───── Provided records

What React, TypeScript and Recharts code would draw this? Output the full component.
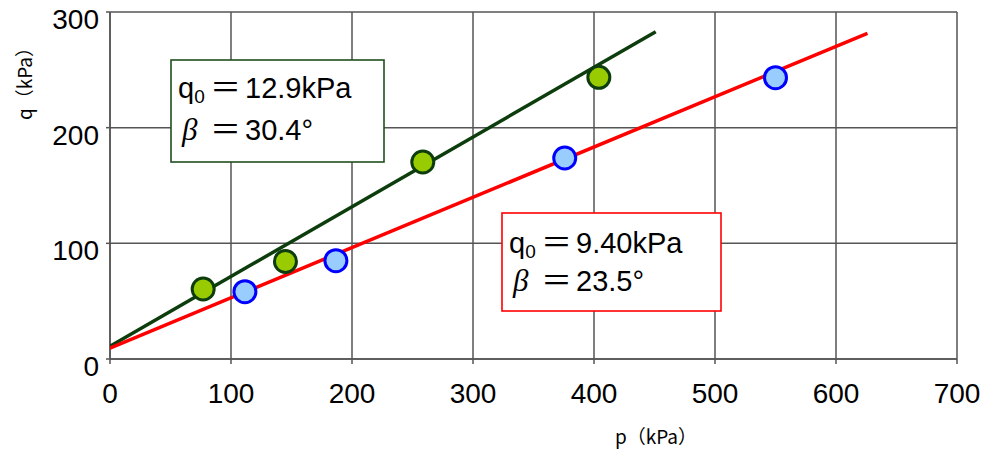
import React from 'react';
import { ScatterChart, Scatter, XAxis, YAxis, CartesianGrid } from 'recharts';

const xTicks = [0, 100, 200, 300, 400, 500, 600, 700];
const yTicks = [0, 100, 200, 300];

const greenPoints = [
  { p: 77, q: 60.5 },
  { p: 145, q: 84.3 },
  { p: 258.5, q: 170.3 },
  { p: 404, q: 243.5 },
];
const bluePoints = [
  { p: 111.5, q: 58.2 },
  { p: 186.7, q: 85.0 },
  { p: 375.8, q: 173.8 },
  { p: 550, q: 243.2 },
];
const greenLine = [
  { p: 0, q: 11 },
  { p: 451, q: 283 },
];
const redLine = [
  { p: 0, q: 9.4 },
  { p: 626, q: 281.5 },
];

const greenLabel = { q0: '12.9kPa', beta: '30.4°' };
const redLabel = { q0: '9.40kPa', beta: '23.5°' };
const xAxisLabel = 'p（kPa）';
const yAxisLabel = 'q（kPa）';

const SANS = '"Liberation Sans", Arial, "Noto Sans CJK JP", sans-serif';
const CJK = '"Noto Sans CJK JP", "Liberation Sans", sans-serif';
const SERIF = '"Liberation Serif", "DejaVu Serif", serif';
const GRID = '#555555';

const XTick = (props: any) => {
  const { x, y, payload } = props;
  return (
    <text x={x} y={y} dy={37} textAnchor="middle" fontSize={28} fill="#000" fontFamily={SANS}>
      {payload.value}
    </text>
  );
};

const YTick = (props: any) => {
  const { x, y, payload } = props;
  return (
    <text x={x} y={y} dx={-5} dy={17} textAnchor="end" fontSize={28} fill="#000" fontFamily={SANS}>
      {payload.value}
    </text>
  );
};

const greenDot = (props: any) => (
  <circle cx={props.cx} cy={props.cy} r={11} fill="#99cc00" stroke="#0d3d0d" strokeWidth={3} />
);
const blueDot = (props: any) => (
  <circle cx={props.cx} cy={props.cy} r={11} fill="#99ccff" stroke="#0000ff" strokeWidth={3} />
);
const noDot = () => <g />;

const NoteBox = ({ x, y, w, h, stroke, base1, base2, label }: any) => (
  <g>
    <rect x={x} y={y} width={w} height={h} fill="#fff" stroke={stroke} strokeWidth={1.6} />
    <text x={x + 7} y={base1} fontSize={29} fill="#000" fontFamily={SANS}>
      q
      <tspan fontSize={19} dy={5}>0</tspan>
      <tspan x={x + 39} dy={-5} fontSize={31} fontFamily={CJK}>＝</tspan>
      <tspan x={x + 74} fontSize={29} fontFamily={SANS}>{label.q0}</tspan>
    </text>
    <text x={x + 11} y={base2} fontSize={31} fontStyle="italic" fill="#000" fontFamily={SERIF}>
      β
      <tspan x={x + 39} fontStyle="normal" fontFamily={CJK}>＝</tspan>
      <tspan x={x + 74} fontStyle="normal" fontSize={29} fontFamily={SANS}>{label.beta}</tspan>
    </text>
  </g>
);

export default function App() {
  return (
    <div style={{ position: 'absolute', left: 0, top: 0, width: 984, height: 454, background: '#fff' }}>
      <ScatterChart width={984} height={454} margin={{ top: 12, right: 27, bottom: 0, left: 30 }}>
        <CartesianGrid stroke={GRID} strokeWidth={1.5} fill="none" />
        <XAxis
          type="number"
          dataKey="p"
          domain={[0, 700]}
          ticks={xTicks}
          interval={0}
          height={95}
          tickSize={5}
          axisLine={{ stroke: GRID, strokeWidth: 1.5 }}
          tickLine={{ stroke: GRID, strokeWidth: 1.5 }}
          tick={<XTick />}
          allowDataOverflow
        />
        <YAxis
          type="number"
          dataKey="q"
          domain={[0, 300]}
          ticks={yTicks}
          interval={0}
          width={80}
          tickSize={4}
          axisLine={{ stroke: GRID, strokeWidth: 1.5 }}
          tickLine={{ stroke: GRID, strokeWidth: 1.5 }}
          tick={<YTick />}
          allowDataOverflow
        />
        <Scatter data={greenLine} line={{ stroke: '#0d3d0d', strokeWidth: 3.5 }} shape={noDot} isAnimationActive={false} />
        <Scatter data={redLine} line={{ stroke: '#ff0000', strokeWidth: 3.5 }} shape={noDot} isAnimationActive={false} />
        <Scatter data={greenPoints} shape={greenDot} isAnimationActive={false} />
        <Scatter data={bluePoints} shape={blueDot} isAnimationActive={false} />
      </ScatterChart>
      <svg width={984} height={454} style={{ position: 'absolute', left: 0, top: 0, pointerEvents: 'none' }}>
        <NoteBox x={171} y={60} w={213} h={102} stroke="#1f4f1f" base1={98} base2={140} label={greenLabel} />
        <NoteBox x={502} y={213} w={219} h={98} stroke="#ff0000" base1={253} base2={291} label={redLabel} />
        <text x={656} y={444} textAnchor="middle" fontSize={19} fill="#000" fontFamily={CJK}>{xAxisLabel}</text>
        <text
          x={0}
          y={0}
          transform="translate(32,79) rotate(-90)"
          textAnchor="middle"
          fontSize={19}
          fill="#000"
          fontFamily={CJK}
        >
          {yAxisLabel}
        </text>
      </svg>
    </div>
  );
}
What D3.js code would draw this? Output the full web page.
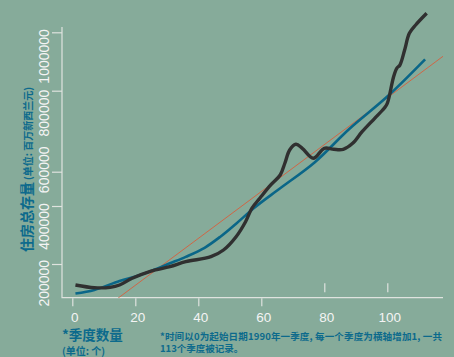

──────────

— Stated problem —
Reproduce every entry word for word, but omit the pictures.

— Task output —
What React, TypeScript and Recharts code would draw this? Output the full component.
import React from 'react';
import { ScatterChart, Scatter, XAxis, YAxis, CartesianGrid } from 'recharts';

const xTicks = [0, 100, 200, 300, 400, 500, 600, 700];
const yTicks = [0, 100, 200, 300];

const greenPoints = [
  { p: 77, q: 60.5 },
  { p: 145, q: 84.3 },
  { p: 258.5, q: 170.3 },
  { p: 404, q: 243.5 },
];
const bluePoints = [
  { p: 111.5, q: 58.2 },
  { p: 186.7, q: 85.0 },
  { p: 375.8, q: 173.8 },
  { p: 550, q: 243.2 },
];
const greenLine = [
  { p: 0, q: 11 },
  { p: 451, q: 283 },
];
const redLine = [
  { p: 0, q: 9.4 },
  { p: 626, q: 281.5 },
];

const greenLabel = { q0: '12.9kPa', beta: '30.4°' };
const redLabel = { q0: '9.40kPa', beta: '23.5°' };
const xAxisLabel = 'p（kPa）';
const yAxisLabel = 'q（kPa）';

const SANS = '"Liberation Sans", Arial, "Noto Sans CJK JP", sans-serif';
const CJK = '"Noto Sans CJK JP", "Liberation Sans", sans-serif';
const SERIF = '"Liberation Serif", "DejaVu Serif", serif';
const GRID = '#555555';

const XTick = (props: any) => {
  const { x, y, payload } = props;
  return (
    <text x={x} y={y} dy={37} textAnchor="middle" fontSize={28} fill="#000" fontFamily={SANS}>
      {payload.value}
    </text>
  );
};

const YTick = (props: any) => {
  const { x, y, payload } = props;
  return (
    <text x={x} y={y} dx={-5} dy={17} textAnchor="end" fontSize={28} fill="#000" fontFamily={SANS}>
      {payload.value}
    </text>
  );
};

const greenDot = (props: any) => (
  <circle cx={props.cx} cy={props.cy} r={11} fill="#99cc00" stroke="#0d3d0d" strokeWidth={3} />
);
const blueDot = (props: any) => (
  <circle cx={props.cx} cy={props.cy} r={11} fill="#99ccff" stroke="#0000ff" strokeWidth={3} />
);
const noDot = () => <g />;

const NoteBox = ({ x, y, w, h, stroke, base1, base2, label }: any) => (
  <g>
    <rect x={x} y={y} width={w} height={h} fill="#fff" stroke={stroke} strokeWidth={1.6} />
    <text x={x + 7} y={base1} fontSize={29} fill="#000" fontFamily={SANS}>
      q
      <tspan fontSize={19} dy={5}>0</tspan>
      <tspan x={x + 39} dy={-5} fontSize={31} fontFamily={CJK}>＝</tspan>
      <tspan x={x + 74} fontSize={29} fontFamily={SANS}>{label.q0}</tspan>
    </text>
    <text x={x + 11} y={base2} fontSize={31} fontStyle="italic" fill="#000" fontFamily={SERIF}>
      β
      <tspan x={x + 39} fontStyle="normal" fontFamily={CJK}>＝</tspan>
      <tspan x={x + 74} fontStyle="normal" fontSize={29} fontFamily={SANS}>{label.beta}</tspan>
    </text>
  </g>
);

export default function App() {
  return (
    <div style={{ position: 'absolute', left: 0, top: 0, width: 984, height: 454, background: '#fff' }}>
      <ScatterChart width={984} height={454} margin={{ top: 12, right: 27, bottom: 0, left: 30 }}>
        <CartesianGrid stroke={GRID} strokeWidth={1.5} fill="none" />
        <XAxis
          type="number"
          dataKey="p"
          domain={[0, 700]}
          ticks={xTicks}
          interval={0}
          height={95}
          tickSize={5}
          axisLine={{ stroke: GRID, strokeWidth: 1.5 }}
          tickLine={{ stroke: GRID, strokeWidth: 1.5 }}
          tick={<XTick />}
          allowDataOverflow
        />
        <YAxis
          type="number"
          dataKey="q"
          domain={[0, 300]}
          ticks={yTicks}
          interval={0}
          width={80}
          tickSize={4}
          axisLine={{ stroke: GRID, strokeWidth: 1.5 }}
          tickLine={{ stroke: GRID, strokeWidth: 1.5 }}
          tick={<YTick />}
          allowDataOverflow
        />
        <Scatter data={greenLine} line={{ stroke: '#0d3d0d', strokeWidth: 3.5 }} shape={noDot} isAnimationActive={false} />
        <Scatter data={redLine} line={{ stroke: '#ff0000', strokeWidth: 3.5 }} shape={noDot} isAnimationActive={false} />
        <Scatter data={greenPoints} shape={greenDot} isAnimationActive={false} />
        <Scatter data={bluePoints} shape={blueDot} isAnimationActive={false} />
      </ScatterChart>
      <svg width={984} height={454} style={{ position: 'absolute', left: 0, top: 0, pointerEvents: 'none' }}>
        <NoteBox x={171} y={60} w={213} h={102} stroke="#1f4f1f" base1={98} base2={140} label={greenLabel} />
        <NoteBox x={502} y={213} w={219} h={98} stroke="#ff0000" base1={253} base2={291} label={redLabel} />
        <text x={656} y={444} textAnchor="middle" fontSize={19} fill="#000" fontFamily={CJK}>{xAxisLabel}</text>
        <text
          x={0}
          y={0}
          transform="translate(32,79) rotate(-90)"
          textAnchor="middle"
          fontSize={19}
          fill="#000"
          fontFamily={CJK}
        >
          {yAxisLabel}
        </text>
      </svg>
    </div>
  );
}
What D3.js code would draw this? Output the full web page.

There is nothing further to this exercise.